» **To do**
Retype exactly what runs from the first line of the data to the line with "rows = list(range(len(toimenpide)))", keeping both of those lines and skipping pictures.

## START Dataset content

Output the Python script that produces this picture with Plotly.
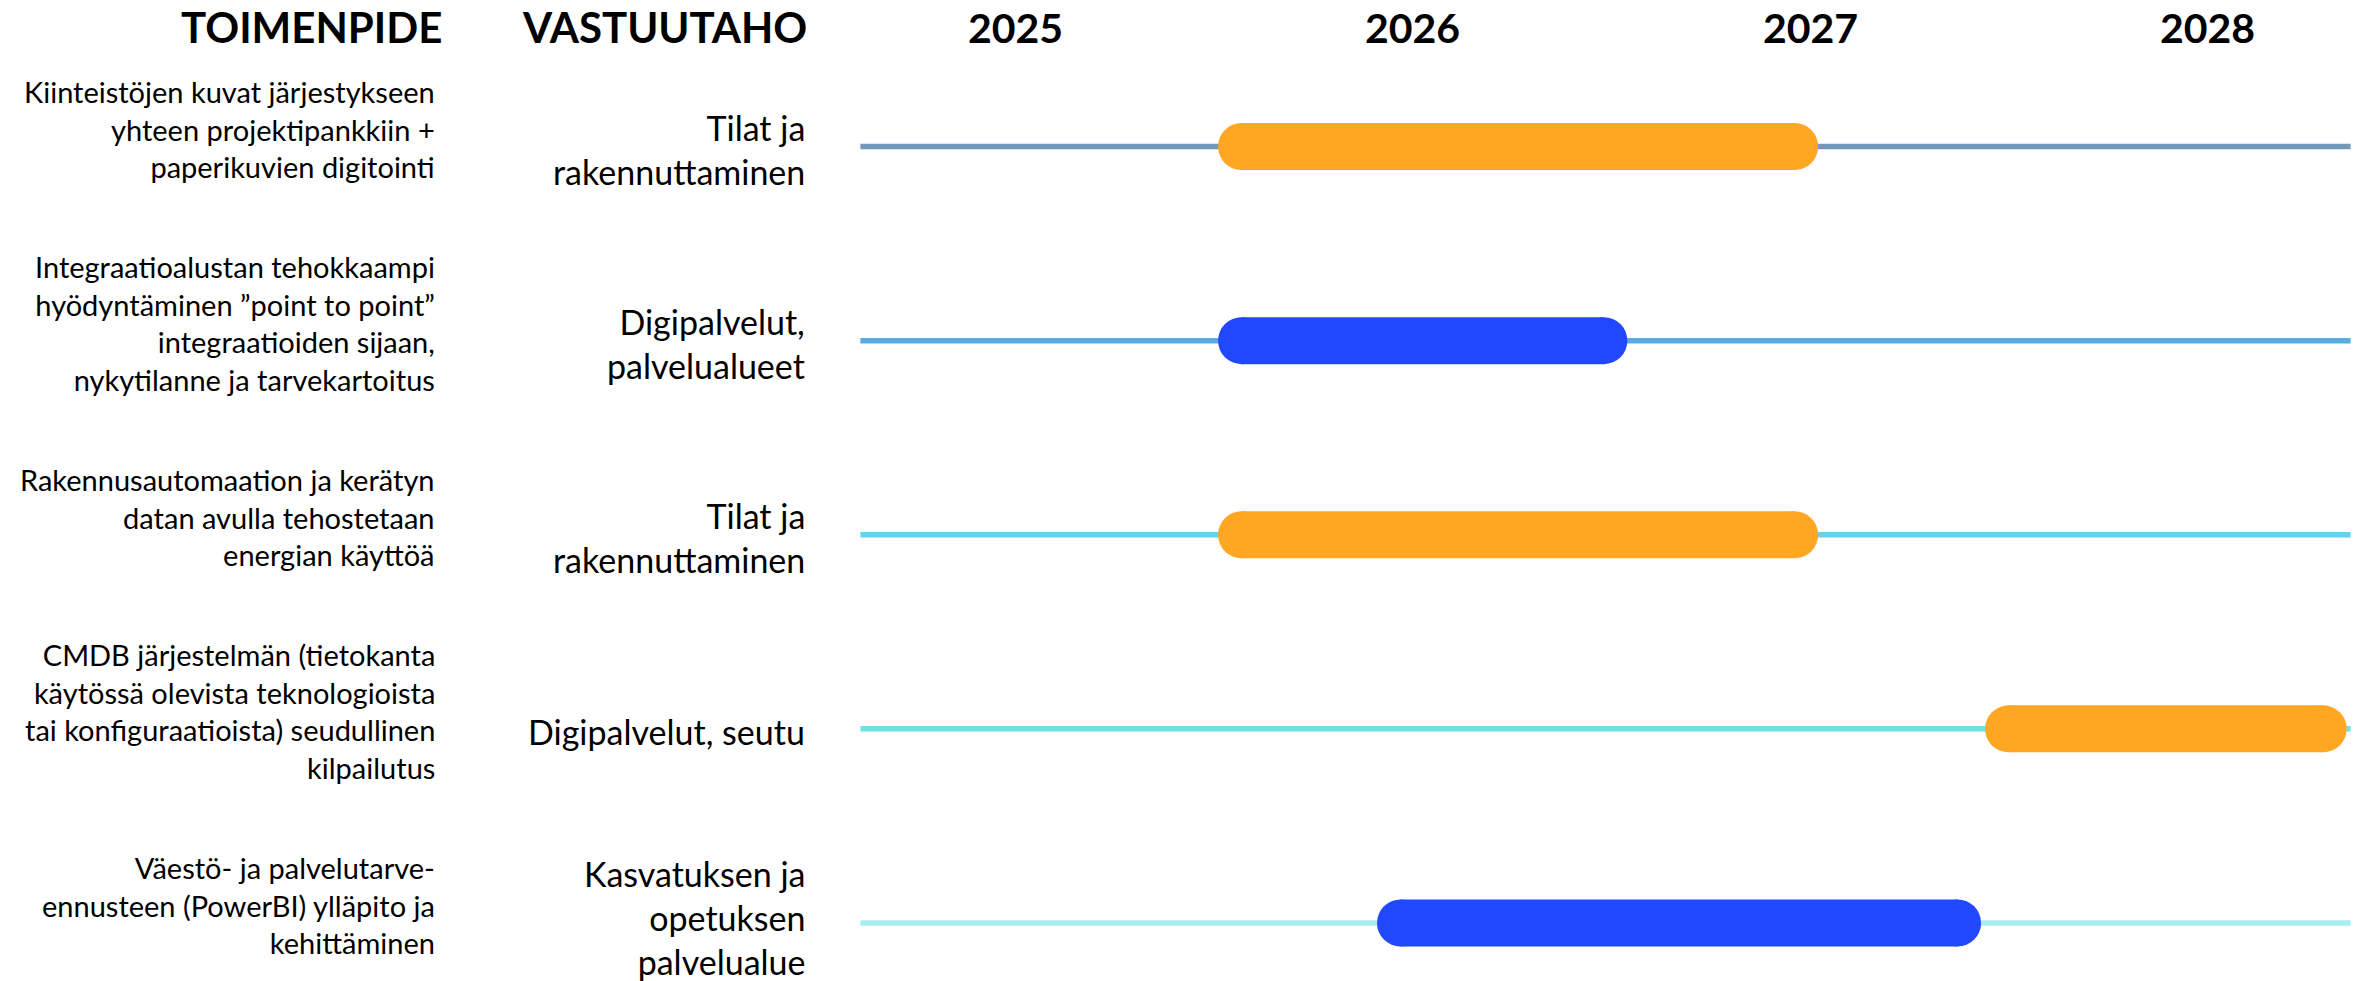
import plotly.graph_objects as go

# ---------------- data ----------------
years = [2025, 2026, 2027, 2028]

toimenpide = [
    "Kiinteistöjen kuvat järjestykseen<br>yhteen projektipankkiin +<br>paperikuvien digitointi",
    "Integraatioalustan tehokkaampi<br>hyödyntäminen ”point to point”<br>integraatioiden sijaan,<br>nykytilanne ja tarvekartoitus",
    "Rakennusautomaation ja kerätyn<br>datan avulla tehostetaan<br>energian käyttöä",
    "CMDB järjestelmän (tietokanta<br>käytössä olevista teknologioista<br>tai konfiguraatioista) seudullinen<br>kilpailutus",
    "Väestö- ja palvelutarve-<br>ennusteen (PowerBI) ylläpito ja<br>kehittäminen",
]

vastuutaho = [
    "Tilat ja<br>rakennuttaminen",
    "Digipalvelut,<br>palvelualueet",
    "Tilat ja<br>rakennuttaminen",
    "Digipalvelut, seutu",
    "Kasvatuksen ja<br>opetuksen<br>palvelualue",
]

start = [2025.51, 2025.51, 2025.51, 2027.44, 2025.91]
end = [2027.02, 2026.54, 2027.02, 2028.35, 2027.43]

# ---------------- styles / layout ----------------
bar_colors = ["#FFA623", "#2248FF", "#FFA623", "#FFA623", "#2248FF"]
track_colors = ["#7399BA", "#5AABDF", "#66D3EE", "#6EE2E2", "#A8EEF0"]

W, H = 2359, 981
X_RANGE = [2022.445, 2028.381]
Y_RANGE = [4.299, -0.755]
TRACK_START, TRACK_END = 2024.61, 2028.36
BAR_PX = 47
TRACK_PX = 5.5
FONT = "Lato"
VAST_YSHIFT = [-3, -3, -3, -3, 5]

px_per_year = W / (X_RANGE[1] - X_RANGE[0])
r_year = (BAR_PX / 2) / px_per_year

fig = go.Figure()

rows = list(range(len(toimenpide)))

# tracks
for i in rows:
    fig.add_trace(go.Scatter(
        x=[TRACK_START, TRACK_END], y=[i, i], mode="lines",
        line=dict(color=track_colors[i], width=TRACK_PX),
        hoverinfo="skip", showlegend=False))

# pill bars
for i in rows:
    fig.add_trace(go.Scatter(
        x=[start[i] + r_year, end[i] - r_year], y=[i, i],
        mode="lines+markers",
        line=dict(color=bar_colors[i], width=BAR_PX),
        marker=dict(color=bar_colors[i], size=BAR_PX, symbol="circle",
                    line=dict(width=0)),
        hoverinfo="skip", showlegend=False))

annotations = []
# headers
hdr_font = dict(family=FONT, size=42, color="#000000")
annotations.append(dict(text="<b>TOIMENPIDE</b>", xref="paper", yref="paper",
                        x=444 / W, y=1 - 27.5 / H, xanchor="right", yanchor="middle",
                        showarrow=False, font=hdr_font))
annotations.append(dict(text="<b>VASTUUTAHO</b>", xref="paper", yref="paper",
                        x=809 / W, y=1 - 27.5 / H, xanchor="right", yanchor="middle",
                        showarrow=False, font=hdr_font))
for yr in years:
    annotations.append(dict(text=f"<b>{yr}</b>", xref="x", yref="paper",
                            x=yr, y=1 - 27.5 / H, xanchor="center", yanchor="middle",
                            showarrow=False, font=dict(family=FONT, size=41, color="#000000")))

for i in rows:
    annotations.append(dict(text=toimenpide[i], xref="paper", yref="y",
                            x=437 / W, y=i, yshift=18, xanchor="right", yanchor="middle",
                            align="right", showarrow=False,
                            font=dict(family=FONT, size=29, color="#000000")))
    annotations.append(dict(text=vastuutaho[i], xref="paper", yref="y",
                            x=807 / W, y=i, yshift=VAST_YSHIFT[i], xanchor="right",
                            yanchor="middle", align="right", showarrow=False,
                            font=dict(family=FONT, size=34, color="#000000")))

fig.update_layout(
    width=W, height=H,
    margin=dict(l=0, r=0, t=0, b=0),
    paper_bgcolor="white", plot_bgcolor="white",
    xaxis=dict(range=X_RANGE, visible=False, fixedrange=True),
    yaxis=dict(range=Y_RANGE, visible=False, fixedrange=True),
    annotations=annotations,
    showlegend=False,
)

fig.write_html(
    "out.html",
    config={"displayModeBar": False},
    post_script="document.body.style.margin='0';document.body.style.overflow='hidden';",
)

## END Dataset content

» **Reply**
Output the Python script that produces this picture with Plotly.
import plotly.graph_objects as go

# ---------------- data ----------------
years = [2025, 2026, 2027, 2028]

toimenpide = [
    "Kiinteistöjen kuvat järjestykseen<br>yhteen projektipankkiin +<br>paperikuvien digitointi",
    "Integraatioalustan tehokkaampi<br>hyödyntäminen ”point to point”<br>integraatioiden sijaan,<br>nykytilanne ja tarvekartoitus",
    "Rakennusautomaation ja kerätyn<br>datan avulla tehostetaan<br>energian käyttöä",
    "CMDB järjestelmän (tietokanta<br>käytössä olevista teknologioista<br>tai konfiguraatioista) seudullinen<br>kilpailutus",
    "Väestö- ja palvelutarve-<br>ennusteen (PowerBI) ylläpito ja<br>kehittäminen",
]

vastuutaho = [
    "Tilat ja<br>rakennuttaminen",
    "Digipalvelut,<br>palvelualueet",
    "Tilat ja<br>rakennuttaminen",
    "Digipalvelut, seutu",
    "Kasvatuksen ja<br>opetuksen<br>palvelualue",
]

start = [2025.51, 2025.51, 2025.51, 2027.44, 2025.91]
end = [2027.02, 2026.54, 2027.02, 2028.35, 2027.43]

# ---------------- styles / layout ----------------
bar_colors = ["#FFA623", "#2248FF", "#FFA623", "#FFA623", "#2248FF"]
track_colors = ["#7399BA", "#5AABDF", "#66D3EE", "#6EE2E2", "#A8EEF0"]

W, H = 2359, 981
X_RANGE = [2022.445, 2028.381]
Y_RANGE = [4.299, -0.755]
TRACK_START, TRACK_END = 2024.61, 2028.36
BAR_PX = 47
TRACK_PX = 5.5
FONT = "Lato"
VAST_YSHIFT = [-3, -3, -3, -3, 5]

px_per_year = W / (X_RANGE[1] - X_RANGE[0])
r_year = (BAR_PX / 2) / px_per_year

fig = go.Figure()

rows = list(range(len(toimenpide)))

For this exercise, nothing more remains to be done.